Riportando testualmente le sue parole si scopre come “questa rottura culturale all’interno della società americana sia particolarmente dura per i suoi alleati, specialmente la Germania. Se la Repubblica Federale è stato l’alleato europeo preferito dagli USA per oltre settant’anni, oggi ha uno status speciale: è considerata il nemico numero uno di Trump“. Da questa rottura, considerata irreversibile, dei rapporti tedesco-americani ne deriverebbe per l’autore la totale esposizione della Germania nei confronti di una minaccia nucleare. Se infatti, questo il suo ragionamento, l’America di Trump ha deciso di voltarle le spalle, ciò comporterebbe una sua totale mancanza di copertura militare. Da qui l’esigenza di dotarsi dell’atomica, sia per difendere il proprio status di potenza geopolitica, sia per rimediare al disimpegno americano. Un altro punto a favore del programma nucleare sarebbe la sua funzione di deterrenza nei confronti di potenze straniere ostili in caso di gravi crisi diplomatiche. Hacke cita a tal proposito l’annessione della Crimea da parte dell’onnipresente Russia che, a suo modo di vedere, non si sarebbe mai potuta verificare qualora la Germania avesse detenuto degli ordigni nucleari ed avesse minacciato Putin di usarli in caso di escalation della crisi. Secondo l’accademico, qualora la politica tedesca applicasse alla lettera le sue indicazioni, lo svantaggio militare si potrebbe ridurre in pochi anni.

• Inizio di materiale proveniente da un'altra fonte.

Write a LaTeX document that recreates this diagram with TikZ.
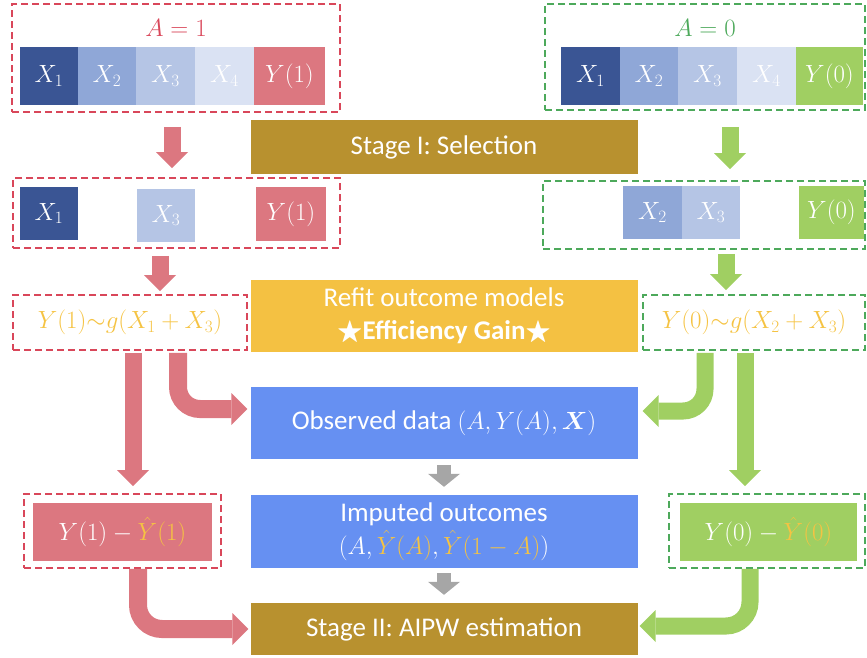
\documentclass[tikz,border=0pt]{standalone}
\usepackage{amsmath,amssymb}
\usepackage{fontspec}
\setmainfont{Carlito}
\usetikzlibrary{arrows.meta}
\definecolor{xone}{HTML}{3A5594}
\definecolor{xtwo}{HTML}{8FA7D7}
\definecolor{xthree}{HTML}{B5C5E5}
\definecolor{xfour}{HTML}{DAE2F3}
\definecolor{yred}{HTML}{DC7780}
\definecolor{ygreen}{HTML}{A0CF62}
\definecolor{dashred}{HTML}{D9475A}
\definecolor{dashgreen}{HTML}{4DA95B}
\definecolor{stagegold}{HTML}{B8912F}
\definecolor{refitgold}{HTML}{F4C142}
\definecolor{obsblue}{HTML}{6690F2}
\definecolor{yel}{HTML}{F5C343}
\definecolor{arrgray}{HTML}{A6A6A6}
\newcommand{\YEL}[1]{{\color{yel}#1}}

\begin{document}
\begin{tikzpicture}[x=1pt,y=-1pt,
   every node/.style={font=\fontsize{27}{33}\selectfont},
   cell/.style={rectangle,inner sep=0pt,minimum width=58.5pt,minimum height=58pt,text=white},
   redgroup/.style={rectangle,draw=dashred,line width=1.8pt,dash pattern=on 7pt off 4pt,inner sep=0pt},
   greengroup/.style={redgroup,draw=dashgreen},
   midbox/.style={rectangle,text=white,minimum width=387pt,inner sep=0pt,align=center},
   fatarrow/.style={line width=#1,-{Triangle[width=32pt,length=16pt,line width=0pt]}},
   redarrow/.style={fatarrow=17pt,yred},
   greenarrow/.style={fatarrow=17pt,ygreen},
   grayarrow/.style={line width=14pt,arrgray,-{Triangle[width=32pt,length=13pt,line width=0pt]}}]
   \useasboundingbox (0,0) rectangle (867,657);
   % treated group A=1
   \node (topL) at (176,58) [redgroup,minimum width=328pt,minimum height=108pt] {};
   \node (titleL) at (176,28) [text=dashred] {$A=1$};
   \node (x1a) at (49,76) [cell,fill=xone] {$X_1$};
   \node (x2a) at (107,76) [cell,fill=xtwo] {$X_2$};
   \node (x3a) at (165.5,76) [cell,fill=xthree] {$X_3$};
   \node (x4a) at (224.5,76) [cell,fill=xfour] {$X_4$};
   \node (y1a) at (289.5,76) [cell,fill=yred,minimum width=71pt] {$Y(1)$};
   % control group A=0
   \node (topR) at (705,57) [greengroup,minimum width=320pt,minimum height=106pt] {};
   \node (titleR) at (705,28) [text=dashgreen] {$A=0$};
   \node (x1b) at (590.5,76) [cell,fill=xone] {$X_1$};
   \node (x2b) at (649,76) [cell,fill=xtwo] {$X_2$};
   \node (x3b) at (707.5,76) [cell,fill=xthree] {$X_3$};
   \node (x4b) at (766.5,76) [cell,fill=xfour] {$X_4$};
   \node (y0b) at (829.5,76) [cell,fill=ygreen,minimum width=67pt] {$Y(0)$};
   % centre column
   \node (stage1) at (444,147) [midbox,fill=stagegold,minimum height=54pt] {Stage I: Selection};
   \node (refit) at (444,316) [midbox,fill=refitgold,minimum height=72pt] {Refit outcome models\\$\bigstar$\textbf{Efficiency Gain}$\bigstar$};
   \node (obs) at (444,423) [midbox,fill=obsblue,minimum height=72pt] {Observed data $(A,Y(A),\boldsymbol{X})$};
   \node (imp) at (444,531.5) [midbox,fill=obsblue,minimum height=73pt] {Imputed outcomes\\$(A,\YEL{\hat{Y}(A)},\YEL{\hat{Y}(1-A)})$};
   \node (stage2) at (444,629) [midbox,fill=stagegold,minimum height=52pt] {Stage II: AIPW estimation};
   % selected covariates
   \node (selL) at (176.5,213) [redgroup,minimum width=327pt,minimum height=70pt] {};
   \node (x1c) at (49,213.5) [cell,fill=xone,minimum height=53pt] {$X_1$};
   \node (x3c) at (166,215.5) [cell,fill=xthree,minimum height=53pt] {$X_3$};
   \node (y1c) at (291,214) [cell,fill=yred,minimum width=70pt,minimum height=54pt] {$Y(1)$};
   \node (selR) at (704,215) [greengroup,minimum width=322pt,minimum height=68pt] {};
   \node (x2d) at (652.5,212.5) [cell,fill=xtwo,minimum height=53pt] {$X_2$};
   \node (x3d) at (711,212.5) [cell,fill=xthree,minimum height=53pt] {$X_3$};
   \node (y0d) at (831.5,212) [cell,fill=ygreen,minimum width=65pt,minimum height=53pt] {$Y(0)$};
   % outcome models
   \node (fitL) at (130,322.5) [redgroup,minimum width=234pt,minimum height=55pt,text=yel] {$Y(1){\sim}g(X_1+X_3)$};
   \node (fitR) at (754,322.5) [greengroup,minimum width=222pt,minimum height=55pt,text=yel] {$Y(0){\sim}g(X_2+X_3)$};
   % residuals
   \node (resL) at (122.5,531) [redgroup,minimum width=197pt,minimum height=74pt] {};
   \node (difL) at (122.5,532) [cell,fill=yred,minimum width=179pt] {$Y(1)-\YEL{\hat{Y}(1)}$};
   \node (resR) at (767,531) [greengroup,minimum width=196pt,minimum height=74pt] {};
   \node (difR) at (768.5,532) [cell,fill=ygreen,minimum width=177pt] {$Y(0)-\YEL{\hat{Y}(0)}$};
   % connectors
   \draw[redarrow,shorten <=14pt,shorten >=9pt] (172,0 |- topL.south) -- (172,0 |- selL.north);
   \draw[greenarrow,shorten <=16pt,shorten >=11pt] (730,0 |- topR.south) -- (730,0 |- selR.north);
   \draw[redarrow,shorten <=7pt,shorten >=3pt] (160,0 |- selL.south) -- (160,0 |- fitL.north);
   \draw[greenarrow,shorten <=4pt,shorten >=4pt] (726,0 |- selR.south) -- (726,0 |- fitR.north);
   \draw[redarrow,shorten <=2pt,shorten >=7pt] (133,0 |- fitL.south) -- (133,0 |- resL.north);
   \draw[greenarrow,shorten <=2pt,shorten >=7pt] (745,0 |- fitR.south) -- (745,0 |- resR.north);
   \draw[redarrow,line width=18pt,rounded corners=22pt,shorten <=2pt,shorten >=3pt] (178,0 |- fitL.south) |- ([yshift=14pt]obs.west);
   \draw[greenarrow,rounded corners=22pt,shorten <=2pt,shorten >=5pt] (705,0 |- fitR.south) |- ([yshift=12pt]obs.east);
   \draw[redarrow,line width=18pt,rounded corners=24pt,shorten >=2pt] (138,0 |- resL.south) |- (stage2.west);
   \draw[greenarrow,rounded corners=24pt,shorten >=2pt] (750,0 |- resR.south) |- ([yshift=3pt]stage2.east);
   \draw[grayarrow,shorten <=6pt,shorten >=8pt] (obs.south) -- (imp.north);
   \draw[grayarrow,shorten <=5pt,shorten >=8pt] (imp.south) -- (stage2.north);
\end{tikzpicture}
\end{document}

Il dibattito è comunque aperto: la versione tedesca dell’Huffington Post si è¨ dimostrata del tutto contraria all’ipotesi di un armamentario nucleare, citando con terrore la possibilità che ad usufruirne sia un governo di estrema destra composto dall’AfD. Inoltre si fa balenare l’eventualità , non del tutto remota evidentemente, che altri Paesi europei “autoritari” come la Polonia e l’Ungheria possano seguire il passo tedesco, determinando così le condizioni per un’escalation imprevedibile. D’altronde il titolo già di per sè dovrebbe parlare chiaro: “Se la Germania costruisce la propria bomba, l’intera Europa sarà in fiamme“. Anche il “Tagesspiegel” non è entusiasta della scelta nucleare, sia per la corsa agli armamenti mondiale tra Est ed Ovest già in corso, sia per la progettazione americana di alianti supersonici con testate nucleari incorporate, che sarebbero così veloci da rendere impossibili delle contromisure efficaci. Se a questo contesto aggiungiamo la dichiarazione pubblica di Trump di voler uscire dagli accordi START del 1987 tra Reagan e Gorbaciov sulla non proliferazione nucleare e l’altrettanto contemporaneo sviluppo in Russia di missili atomici supersonici, trasportabili anche tramite sommergibili, allora forse sarebbe più saggio raffreddare il clima piuttosto che surriscaldarlo.
Lo stesso Hacke deve prendere atto che i tempi non sono ancora maturi per una german nuke: “Sfortunatamente, per ragioni di correttezza politica e a causa della mancanza di coraggio civile oltre ad inadeguate considerazioni strategiche militari, la questione è stata completamente rimossa in Germania fino ad ora. In relazione a questa domanda ci si comporta come le tre scimmie: non dire, non sentire, non vedere. Ma la Germania deve affrontare il problema e discuterlo pubblicamente senza riserve e paraocchi. L’umore pacifista di base gioca un ruolo decisivo. Ma non sarebbe intelligente se le controverse questioni di sicurezza fossero fin dall’inizio diffamate come militariste“.
Il dado, per ora solo mediatico, è stato tratto, e vedremo se il peggioramento delle relazioni internazionali nei prossimi anni “costringerà ” la Germania al grande passo.